1
votes

The kafka stream processing is implemented in our system for transaction processing. The solution is implemented as below,

Kafka producer publishes event to kafka topic and the stream processor process the input event and perform the aggregation operation. After the stream processing, the event will be published to another topic. Since no consumer is implemented in first topic, how can i remove the processed message from first topic.

3

3 Answers

4
votes

There is no way to remove messages from kafka manually (w/o hacking data on the disk, AFAIK). You have only 3 options:

  • use time based retention policy (for example let kafka remove all messages older than 1 hour automatically)

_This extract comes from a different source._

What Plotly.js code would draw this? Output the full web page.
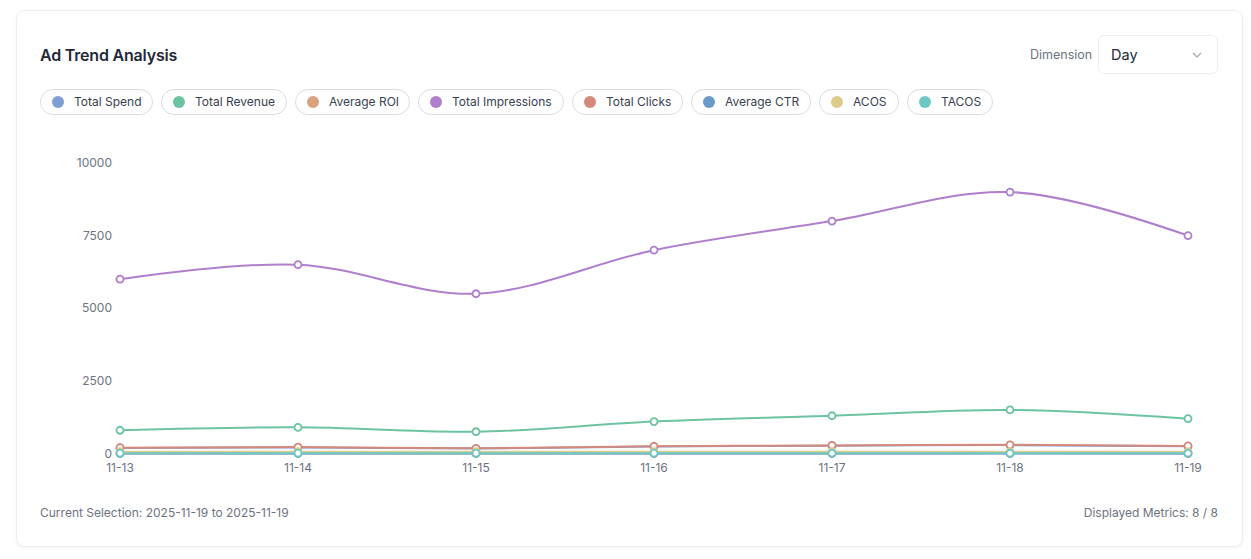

  • use storage based retention policy (let kafka keep the topic size to be some predefined value)

  • use topic compaction policy - let kafka keep the newest version of your key. All older versions of the key will be removed (compacted).

As already described by Luciano Afranllie - you don't need to remove messages manually. You can process messages and let kafka manage the topic according your policy.

2
votes

Take into account that your stream processing chain is a consumer of the first topic. If you need to re-process the original data for some reason (for example, if you realize that there is a bug in your stream processing logic), you may want to have the original messages available on the first topic even after processing them.

So, you don't need to remove the messages, you have to set a retention policy on that topic that suit your needs. The trade off is usually the amount of time that the data is available vs. the amount of storage that is required.

0
votes

There is a Kafka Improvement Proposal (KIP) to add exactly this functionality for this use case.

https://cwiki.apache.org/confluence/display/KAFKA/KIP-107%3A+Add+purgeDataBefore%28%29+API+in+AdminClient

At the moment all the Scala code to do message deletion is in 0.11 Kafka and has been tested to work

https://github.com/apache/kafka/pull/2476

However the addition of this functionality in the Java AdminClient API and the documentation is not yet complete.